Briefs | Sweden summons Chinese ambassador

Sweden has summoned China’s ambassador in the Scandinavian country over reports that Hong Kong bookseller Gui Minhai, a Swedish citizen, has been taken away by Chinese authorities again after being released into house arrest last October. Ministry spokesman Rasmus Eljanskog said yesterday that Foreign Minister Margot Wallstrom met with the ambassador to discuss the issue, but could not provide further details. Gui, a Chinese-born Swedish national, ran a Hong Kong publishing company specializing in gossipy tales about high-level Chinese politics when he disappeared from his Thai holiday home about two years ago.

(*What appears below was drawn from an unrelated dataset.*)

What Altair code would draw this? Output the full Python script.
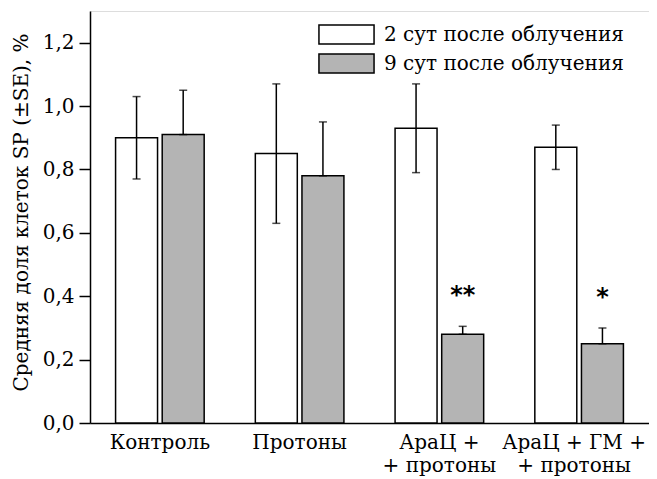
import altair as alt
import pandas as pd

groups = ["Контроль", "Протоны", "АраЦ +|+ протоны", "АраЦ + ГМ +|+ протоны"]
series = ["2 сут после облучения", "9 сут после облучения"]
day2_mean = [0.90, 0.85, 0.93, 0.87]
day2_err = [0.13, 0.22, 0.14, 0.07]
day9_mean = [0.91, 0.78, 0.28, 0.25]
day9_err = [0.14, 0.17, 0.025, 0.05]
stars = ["", "", "**", "*"]
star_pos = [None, None, 0.40, 0.395]
y_ticks = [0.0, 0.1, 0.2, 0.3, 0.4, 0.5, 0.6, 0.7, 0.8, 0.9, 1.0, 1.1, 1.2]

FONT = "DejaVu Serif"
FS = 20

rows = []
for i, g in enumerate(groups):
    rows.append({"group": g, "series": series[0], "mean": day2_mean[i],
                 "lo": day2_mean[i] - day2_err[i], "hi": day2_mean[i] + day2_err[i]})
    rows.append({"group": g, "series": series[1], "mean": day9_mean[i],
                 "lo": day9_mean[i], "hi": day9_mean[i] + day9_err[i]})
df = pd.DataFrame(rows)

star_df = pd.DataFrame({"group": groups, "series": [series[1]] * 4,
                        "star": stars, "pos": star_pos}).dropna()

x_scale = alt.Scale(domain=groups, paddingInner=0.366, paddingOuter=0.183)
xo_scale = alt.Scale(domain=series, paddingInner=0.1, paddingOuter=0)
y_scale = alt.Scale(domain=[0, 1.3], nice=False, zero=True)

major = "round(datum.value*10) % 2 == 0"

x_enc = alt.X("group:N", scale=x_scale, sort=groups, axis=alt.Axis(
    title=None, labelAngle=0, ticks=False,
    labelExpr="split(datum.label, '|')", labelFont=FONT, labelFontSize=FS,
    labelLineHeight=23.5, labelPadding=9, labelColor="black",
    labelOffset={"condition": {"test": "indexof(datum.value, 'ГМ') >= 0", "value": -5}, "value": 0},
    domainColor="black", domainWidth=1.5, labelBaseline="top"))
xo_enc = alt.XOffset("series:N", scale=xo_scale, sort=series)
y_enc = alt.Y("mean:Q", scale=y_scale, axis=alt.Axis(
    title="Средняя доля клеток SP (±SE), %", values=y_ticks,
    labelExpr=f"{major} ? replace(format(datum.value, '.1f'), '.', ',') : ''",
    tickSize={"condition": {"test": major, "value": 11}, "value": 6},
    tickColor="black", tickWidth=1.5, domainColor="black", domainWidth=1.5,
    labelFont=FONT, labelFontSize=FS, labelColor="black", labelPadding=5,
    titleFont=FONT, titleFontSize=FS, titleFontWeight="normal", titleColor="black",
    titleAngle=-90, titleX=-69, titleY=201, titleAlign="center", titleBaseline="middle",
    grid=False))

bars = alt.Chart(df).mark_bar(stroke="black", strokeWidth=1.5).encode(
    x=x_enc, xOffset=xo_enc, y=y_enc,
    fill=alt.Fill("series:N", scale=alt.Scale(domain=series, range=["white", "#b4b4b4"]),
                  legend=alt.Legend(
                      title=None, orient="none", legendX=246, legendY=13,
                      symbolType="M-2.9,-1 L2.9,-1 L2.9,1 L-2.9,1 Z", symbolSize=361,
                      symbolStrokeColor="black", symbolStrokeWidth=1.5,
                      labelFont=FONT, labelFontSize=FS, labelColor="black",
                      labelOffset=27, rowPadding=4, padding=0, labelLimit=400))
)

err = alt.Chart(df).mark_rule(color="black", strokeWidth=1.5).encode(
    x=alt.X("group:N", scale=x_scale, sort=groups), xOffset=xo_enc,
    y=alt.Y("lo:Q", scale=y_scale), y2="hi:Q")
cap_hi = alt.Chart(df).mark_tick(color="black", thickness=1.5, size=8).encode(
    x=alt.X("group:N", scale=x_scale, sort=groups), xOffset=xo_enc,
    y=alt.Y("hi:Q", scale=y_scale))
cap_lo = alt.Chart(df).mark_tick(color="black", thickness=1.5, size=8).encode(
    x=alt.X("group:N", scale=x_scale, sort=groups), xOffset=xo_enc,
    y=alt.Y("lo:Q", scale=y_scale))

star_layer = alt.Chart(star_df).mark_text(
    font="DejaVu Sans", fontSize=24, fontWeight="bold", baseline="middle", color="black"
).encode(x=alt.X("group:N", scale=x_scale, sort=groups), xOffset=xo_enc,
         y=alt.Y("pos:Q", scale=y_scale), text="star:N")

chart = alt.layer(bars, err, cap_hi, cap_lo, star_layer).properties(
    width=559, height=412,
    autosize=alt.AutoSizeParams(type="none"),
    padding={"left": 82, "top": 3, "right": 0, "bottom": 56},
).configure_view(stroke="black", strokeWidth=1.5).configure(background="white")

chart.save("out.html", embed_options={"renderer": "svg", "actions": False})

He later turned up on mainland China in police custody. His daughter, Angela Gui, told Swedish radio that he was on a train with two Swedish diplomats when a group of police officers seized him.

Young HK activist Wong bailed again

Hong Kong democracy activist Joshua Wong said a court granted him bail yesterday so he can appeal a second prison sentence related to 2014’s “Umbrella Movement” protests in the semiautonomous Chinese city. “Hello World. The court approved my bail application,” the 21-year-old Wong tweeted after the hearing. Last week he was sentenced to three months in prison after pleading guilty to a contempt charge for failing to obey a court order to leave a protest camp during the 79-day pro-democracy protests that brought parts of Hong Kong to a standstill. A two-judge panel at the High Court agreed with Wong’s lawyers that the trial judge failed to consider his young age at the time of sentencing, local broadcaster RTHK reported. Wong was the most prominent of the student activists leading the 2014 protests against Beijing’s plan to limit elections for the city’s top leader.

Energy executive dismissed on graft charges

The deputy head of the Chinese Cabinet agency in charge of energy policy for the world’s second-largest economy has been dismissed on graft charges, the country’s anti-corruption agency said yesterday. The probe of Wang Xiaolin, a former longtime executive in the state-owned coal industry, adds to a string of senior officials who have been ensnared in President Xi Jinping’s marathon anti-corruption crackdown. Wang is suspected of “serious discipline violations,” the Central Commission for Discipline Inspection said, using the official euphemism for corruption. It said the case was handed over to prosecutors but gave no details of the accusations against him.